Il a pourtant réalisé une belle pièce en 1941, et donc à une époque où on avait fortement besoin de s’évader et de rire. Ce fut un énorme succès qui a justifié qu’on la transpose au cinéma, afin qu’elle soit plus largement diffusée.

Cela a donné L’esprit s’amuse (film, 1945) de David Lean / Noël Coward. Un excellent long métrage, avec Rex Harrison, Constance Cummings et surtout ce pilier Margaret Rutherford, actrice émérite sur lequelle repose toute l’intrigue. Une vieille Anglaise très traditionnelle, y compris dans ses lubies, qui incarne merveilleusement ce médium approximatif, mais sûr de lui.

L’humour vient du fait qu’on est comme les convives de la séance privée de spiritisme, on n’y croit pas du tout et on veut s’amuser, quitte à se moquer en douce.

Et pourtant il nous faut ce sésame para-logique, pour entrer pleinement dans le scénario. A défaut de croire aux fantômes, on doit croire au film. C’est le minimum. Ce constant porte-à-faux du spectateur est on ne peut plus plaisant. On peut conserver tout son scepticisme tout en profitant du spectacle. Le beurre et l’argent du beurre.

Pour maintenir l’attention, il faut additionner des revenants et l’histoire sait bien faire cela, sans tomber dans l’excès.

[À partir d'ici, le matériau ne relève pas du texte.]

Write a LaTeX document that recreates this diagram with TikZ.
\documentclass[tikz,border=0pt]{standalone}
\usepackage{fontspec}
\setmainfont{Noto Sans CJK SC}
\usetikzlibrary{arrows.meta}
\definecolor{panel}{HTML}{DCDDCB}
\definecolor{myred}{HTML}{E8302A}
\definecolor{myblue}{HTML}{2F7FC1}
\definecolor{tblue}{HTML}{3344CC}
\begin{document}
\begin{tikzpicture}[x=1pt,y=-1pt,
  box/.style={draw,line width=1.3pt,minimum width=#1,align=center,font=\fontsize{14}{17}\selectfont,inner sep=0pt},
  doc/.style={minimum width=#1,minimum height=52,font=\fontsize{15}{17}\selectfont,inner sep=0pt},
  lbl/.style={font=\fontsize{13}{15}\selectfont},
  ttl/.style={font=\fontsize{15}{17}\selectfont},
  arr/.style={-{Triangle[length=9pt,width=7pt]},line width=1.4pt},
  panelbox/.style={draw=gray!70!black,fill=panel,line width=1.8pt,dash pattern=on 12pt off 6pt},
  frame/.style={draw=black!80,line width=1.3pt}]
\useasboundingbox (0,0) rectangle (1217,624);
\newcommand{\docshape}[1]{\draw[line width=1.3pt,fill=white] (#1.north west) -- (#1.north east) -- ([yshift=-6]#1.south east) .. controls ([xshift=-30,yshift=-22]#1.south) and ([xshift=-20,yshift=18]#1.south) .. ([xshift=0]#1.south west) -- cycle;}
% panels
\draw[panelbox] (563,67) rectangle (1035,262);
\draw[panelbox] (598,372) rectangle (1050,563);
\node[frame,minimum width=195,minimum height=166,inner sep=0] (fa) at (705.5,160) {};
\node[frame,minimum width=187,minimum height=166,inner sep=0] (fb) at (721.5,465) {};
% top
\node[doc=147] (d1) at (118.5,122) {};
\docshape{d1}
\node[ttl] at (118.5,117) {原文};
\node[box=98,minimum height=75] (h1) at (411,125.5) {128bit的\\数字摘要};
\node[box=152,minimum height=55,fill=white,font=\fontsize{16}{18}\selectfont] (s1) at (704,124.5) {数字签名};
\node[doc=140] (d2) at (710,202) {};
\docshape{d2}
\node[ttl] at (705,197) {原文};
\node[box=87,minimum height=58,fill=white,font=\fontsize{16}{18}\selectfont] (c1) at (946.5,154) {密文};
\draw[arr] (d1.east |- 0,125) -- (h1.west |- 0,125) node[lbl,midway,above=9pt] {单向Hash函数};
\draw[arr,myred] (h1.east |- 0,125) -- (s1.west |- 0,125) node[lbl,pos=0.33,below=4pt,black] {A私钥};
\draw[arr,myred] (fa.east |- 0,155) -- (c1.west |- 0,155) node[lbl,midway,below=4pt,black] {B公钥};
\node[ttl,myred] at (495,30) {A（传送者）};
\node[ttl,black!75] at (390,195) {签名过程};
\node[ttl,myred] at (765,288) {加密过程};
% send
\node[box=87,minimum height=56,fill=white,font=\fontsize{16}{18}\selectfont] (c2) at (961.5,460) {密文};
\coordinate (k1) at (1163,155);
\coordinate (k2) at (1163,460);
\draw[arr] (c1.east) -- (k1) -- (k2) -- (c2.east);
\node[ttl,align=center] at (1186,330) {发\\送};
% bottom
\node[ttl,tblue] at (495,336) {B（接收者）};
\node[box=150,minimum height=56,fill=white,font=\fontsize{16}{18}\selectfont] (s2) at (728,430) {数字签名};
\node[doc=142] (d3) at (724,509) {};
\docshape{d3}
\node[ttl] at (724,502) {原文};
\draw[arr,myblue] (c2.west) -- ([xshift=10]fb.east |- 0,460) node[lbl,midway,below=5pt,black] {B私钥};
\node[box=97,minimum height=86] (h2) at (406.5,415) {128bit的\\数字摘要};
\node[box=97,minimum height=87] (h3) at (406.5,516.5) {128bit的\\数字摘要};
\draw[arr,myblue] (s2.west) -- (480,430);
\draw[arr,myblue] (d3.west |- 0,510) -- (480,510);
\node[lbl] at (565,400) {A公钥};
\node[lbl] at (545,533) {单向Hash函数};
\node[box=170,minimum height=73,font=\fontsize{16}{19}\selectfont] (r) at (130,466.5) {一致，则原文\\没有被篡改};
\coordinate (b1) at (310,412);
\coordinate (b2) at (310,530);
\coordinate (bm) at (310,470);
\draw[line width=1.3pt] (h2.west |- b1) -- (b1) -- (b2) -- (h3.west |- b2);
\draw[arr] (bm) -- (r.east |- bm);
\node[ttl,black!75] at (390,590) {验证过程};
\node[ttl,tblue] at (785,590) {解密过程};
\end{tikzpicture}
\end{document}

Ce film est tellement réussi, qu’il laisse des traces. On dit culte, Non ? Ainsi, dans un couple complice, on peut désormais se menacer de revenir en fantôme vert, pour chatouiller les pieds du veuf ou de la veuve qui vous tromperait de manière posthume. On joue encore à cela.

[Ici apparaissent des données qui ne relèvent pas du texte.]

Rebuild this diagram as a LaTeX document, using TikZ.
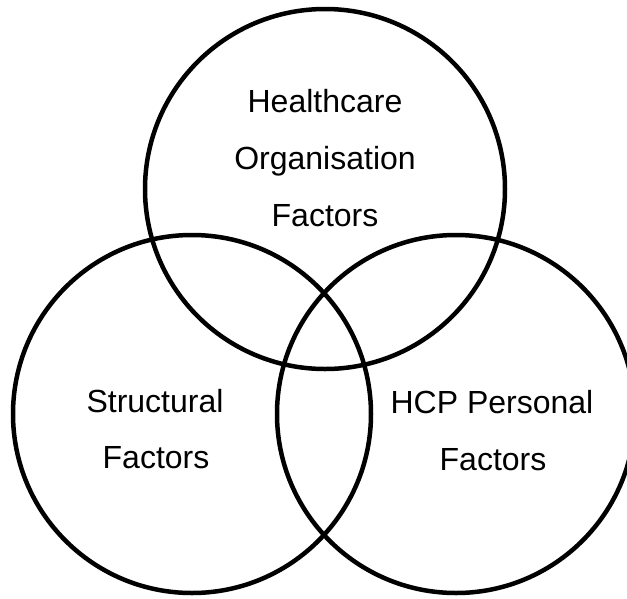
\documentclass[tikz,border=0pt]{standalone}
\usepackage{fontspec}
\setmainfont{Liberation Sans}
\begin{document}
\begin{tikzpicture}[x=1pt,y=-1pt,
  ring/.style={draw=black,line width=4.5pt},
  lbl/.style={anchor=base,inner sep=0pt,font=\fontsize{32}{38}\selectfont}]
\useasboundingbox (0,0) rectangle (627,598);
\clip (0,0) rectangle (627,598);
\fill[white] (0,0) rectangle (627,598);
\draw[ring] (325,189) circle[radius=180];
\draw[ring] (192,414) circle[radius=179];
\draw[ring] (456,414) circle[radius=179];
\node[lbl] (h1) at (325,112) {Healthcare};
\node[lbl] (h2) at (325,169) {Organisation};
\node[lbl] (h3) at (325,226) {Factors};
\node[lbl] (s1) at (155,412) {Structural};
\node[lbl] (s2) at (156,468) {Factors};
\node[lbl] (p1) at (492,413) {HCP Personal};
\node[lbl] (p2) at (493,470) {Factors};
\end{tikzpicture}
\end{document}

Mais pour arriver à ce merveilleux résultat, il faut un David Lean. Celui de Oliver Twist, Le Pont de la rivière Kwaï, Lawrence d’Arabie, Le Docteur Jivago…

***

Voilà j’ai commencé ma chronique, en ne parlant que de la version 1945 et en laissant ostensiblement tomber celle de 2020. C’est qu’elle ne mérite pas qu’on s’y arrête. Il n’y aurait que des moins à mentionner.

L’esprit s’amuse 2020. Séquences longues, idées courtes. Ce grand classique anglais a été défiguré. Tout l’esprit semble s’être évanoui. Ce qui est un comble puisqu’il s’agit d’Esprit.

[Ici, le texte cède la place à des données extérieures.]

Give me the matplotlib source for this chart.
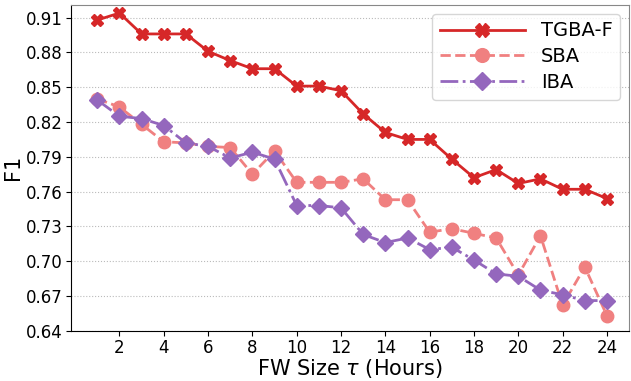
import matplotlib
matplotlib.use("Agg")
import matplotlib.pyplot as plt

hours = list(range(1, 25))
tgba_f = [0.908, 0.914, 0.896, 0.896, 0.896, 0.881, 0.873, 0.866, 0.866, 0.851, 0.851, 0.847,
          0.827, 0.811, 0.805, 0.805, 0.788, 0.772, 0.779, 0.767, 0.771, 0.762, 0.762, 0.754]
sba = [0.840, 0.833, 0.818, 0.803, 0.802, 0.799, 0.798, 0.775, 0.795, 0.768, 0.768, 0.768,
       0.771, 0.753, 0.753, 0.725, 0.728, 0.724, 0.720, 0.688, 0.722, 0.662, 0.695, 0.653]
iba = [0.839, 0.825, 0.823, 0.817, 0.802, 0.799, 0.789, 0.794, 0.788, 0.748, 0.748, 0.746,
       0.723, 0.716, 0.720, 0.710, 0.712, 0.701, 0.689, 0.687, 0.675, 0.671, 0.666, 0.666]
xticks = [2, 4, 6, 8, 10, 12, 14, 16, 18, 20, 22, 24]
yticks = [0.64, 0.67, 0.70, 0.73, 0.76, 0.79, 0.82, 0.85, 0.88, 0.91]

plt.rcParams["font.family"] = ["DejaVu Sans"]

fig, ax = plt.subplots(figsize=(6.31, 3.81), dpi=100)
ax.plot(hours, tgba_f, color="#d62728", linestyle="-", marker="X", markersize=9, linewidth=2, label="TGBA-F")
ax.plot(hours, sba, color="#f08080", linestyle="--", marker="o", markersize=9, linewidth=2, label="SBA")
ax.plot(hours, iba, color="#9467bd", linestyle="-.", marker="D", markersize=8, linewidth=2, label="IBA")

ax.set_xlim(-0.2, 25)
ax.set_ylim(0.64, 0.921)
ax.set_xticks(xticks)
ax.set_yticks(yticks)
ax.set_yticklabels([f"{v:.2f}" for v in yticks])
ax.tick_params(labelsize=12, pad=2.5)
ax.yaxis.grid(True, linestyle=":", color="#bbbbbb", linewidth=0.8)
ax.set_axisbelow(True)
for s in ["top", "right"]:
    ax.spines[s].set_color("#888888")
ax.set_xlabel(r"FW Size $\tau$ (Hours)", fontsize=15, labelpad=0)
ax.set_ylabel("F1", fontsize=15, labelpad=2)
ax.legend(loc="upper right", fontsize=14, handlelength=4.4, borderaxespad=0.45,
          labelspacing=0.35, markerscale=1.1)
fig.subplots_adjust(left=0.112, right=0.997, top=0.987, bottom=0.132)
fig.savefig("out.png", dpi=100)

L’actrice Leslie Mann qui incarne le fantôme jaloux, venant embêter son ancien mari, m’a toujours agacé. Et là c’est encore pire puisque avec sa prestation dérisoire, cette Américaine contribue à détruire cette œuvre d’art si british. Grosse erreur de casting ! Et puis les esprits moi j’aime les voir vert. Elle est ici bien trop réelle, l’effet waouh ne prend pas.

J’aime bien Judi Dench, mais elle en fait trop (et pas assez) pour effacer Margaret Rutherford en Mme Cecily Arcati.

Dan Stevens en mari tourmenté par deux femmes démons, ne démérite pas. Mais le plus bel homme ne peut donner que ce qu’il a. Et ici sa partition est limitée. Pas sa faute !

***

Un film qui commence par mettre en scène un écrivain en panne devant sa Page Blanche révèle un profond manque d’imagination. Un scénariste qui fait ainsi ne parle que de lui-même et de ses petits problèmes d’inspiration. Pire encore ce coup-là on nous l’a déjà fait 100 fois. On peut pardonner cette facilité à Noël Coward, mais il aurait été salutaire 80 ans après de renouveler ce point, de trouver une autre piste.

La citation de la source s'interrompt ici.